-- Begin --

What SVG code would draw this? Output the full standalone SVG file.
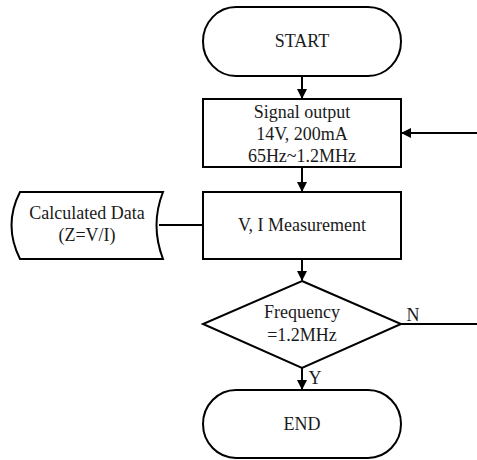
<svg xmlns="http://www.w3.org/2000/svg" width="477" height="460" viewBox="0 0 477 460">
  <style>
    .shape { fill: #ffffff; stroke: #000000; stroke-width: 2; }
    .line { fill: none; stroke: #000000; stroke-width: 2; }
    text { font-family: "Liberation Serif", "Times New Roman", serif; font-size: 18px; fill: #1a1a1a; text-anchor: middle; }
  </style>
  <defs>
    <marker id="arrow" markerWidth="10" markerHeight="10" refX="9" refY="5" orient="auto" markerUnits="userSpaceOnUse">
      <path d="M0,0 L10,5 L0,10 Z" fill="#000000"/>
    </marker>
  </defs>
  <rect width="477" height="460" fill="#ffffff"/>

  <g id="connectors">
    <line class="line" x1="302" y1="76" x2="302" y2="98" marker-end="url(#arrow)"/>
    <line class="line" x1="302" y1="167" x2="302" y2="191" marker-end="url(#arrow)"/>
    <line class="line" x1="302" y1="259" x2="302" y2="280" marker-end="url(#arrow)"/>
    <line class="line" x1="302" y1="368" x2="302" y2="389" marker-end="url(#arrow)"/>
    <line class="line" x1="477" y1="133" x2="402" y2="133" marker-end="url(#arrow)"/>
    <line class="line" x1="401" y1="324" x2="477" y2="324"/>
    <line class="line" x1="159" y1="225" x2="203" y2="225"/>
    <text x="413" y="321">N</text>
    <text x="315" y="384">Y</text>
  </g>

  <g id="start">
    <rect class="shape" x="203" y="7" width="198" height="69" rx="33" ry="34.5"/>
    <text x="302" y="47">START</text>
  </g>

  <g id="signal-output">
    <rect class="shape" x="203" y="99" width="198" height="68"/>
    <text x="302" y="118">Signal output</text>
    <text x="302" y="140">14V, 200mA</text>
    <text x="302" y="162">65Hz~1.2MHz</text>
  </g>

  <g id="measurement">
    <rect class="shape" x="203" y="192" width="198" height="67"/>
    <text x="302" y="231">V, I Measurement</text>
  </g>

  <g id="calculated-data">
    <path class="shape" d="M20,192 L163,192 Q150,225 163,259 L20,259 Q3,225 20,192 Z"/>
    <text x="87" y="219">Calculated Data</text>
    <text x="87" y="241">(Z=V/I)</text>
  </g>

  <g id="frequency-check">
    <polygon class="shape" points="302,281 401,324 302,368 203,324"/>
    <text x="302" y="318">Frequency</text>
    <text x="302" y="341">=1.2MHz</text>
  </g>

  <g id="end">
    <rect class="shape" x="203" y="390" width="198" height="68" rx="33" ry="34"/>
    <text x="302" y="430">END</text>
  </g>
</svg>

-- End --

◆ EXERCISE
Go through the listing above and write it out again exactly, dropping the pictures.

◆ WRITTEN RESPONSE
What SVG code would draw this? Output the full standalone SVG file.
<svg xmlns="http://www.w3.org/2000/svg" width="477" height="460" viewBox="0 0 477 460">
  <style>
    .shape { fill: #ffffff; stroke: #000000; stroke-width: 2; }
    .line { fill: none; stroke: #000000; stroke-width: 2; }
    text { font-family: "Liberation Serif", "Times New Roman", serif; font-size: 18px; fill: #1a1a1a; text-anchor: middle; }
  </style>
  <defs>
    <marker id="arrow" markerWidth="10" markerHeight="10" refX="9" refY="5" orient="auto" markerUnits="userSpaceOnUse">
      <path d="M0,0 L10,5 L0,10 Z" fill="#000000"/>
    </marker>
  </defs>
  <rect width="477" height="460" fill="#ffffff"/>

  <g id="connectors">
    <line class="line" x1="302" y1="76" x2="302" y2="98" marker-end="url(#arrow)"/>
    <line class="line" x1="302" y1="167" x2="302" y2="191" marker-end="url(#arrow)"/>
    <line class="line" x1="302" y1="259" x2="302" y2="280" marker-end="url(#arrow)"/>
    <line class="line" x1="302" y1="368" x2="302" y2="389" marker-end="url(#arrow)"/>
    <line class="line" x1="477" y1="133" x2="402" y2="133" marker-end="url(#arrow)"/>
    <line class="line" x1="401" y1="324" x2="477" y2="324"/>
    <line class="line" x1="159" y1="225" x2="203" y2="225"/>
    <text x="413" y="321">N</text>
    <text x="315" y="384">Y</text>
  </g>

  <g id="start">
    <rect class="shape" x="203" y="7" width="198" height="69" rx="33" ry="34.5"/>
    <text x="302" y="47">START</text>
  </g>

  <g id="signal-output">
    <rect class="shape" x="203" y="99" width="198" height="68"/>
    <text x="302" y="118">Signal output</text>
    <text x="302" y="140">14V, 200mA</text>
    <text x="302" y="162">65Hz~1.2MHz</text>
  </g>

  <g id="measurement">
    <rect class="shape" x="203" y="192" width="198" height="67"/>
    <text x="302" y="231">V, I Measurement</text>
  </g>

  <g id="calculated-data">
    <path class="shape" d="M20,192 L163,192 Q150,225 163,259 L20,259 Q3,225 20,192 Z"/>
    <text x="87" y="219">Calculated Data</text>
    <text x="87" y="241">(Z=V/I)</text>
  </g>

  <g id="frequency-check">
    <polygon class="shape" points="302,281 401,324 302,368 203,324"/>
    <text x="302" y="318">Frequency</text>
    <text x="302" y="341">=1.2MHz</text>
  </g>

  <g id="end">
    <rect class="shape" x="203" y="390" width="198" height="68" rx="33" ry="34"/>
    <text x="302" y="430">END</text>
  </g>
</svg>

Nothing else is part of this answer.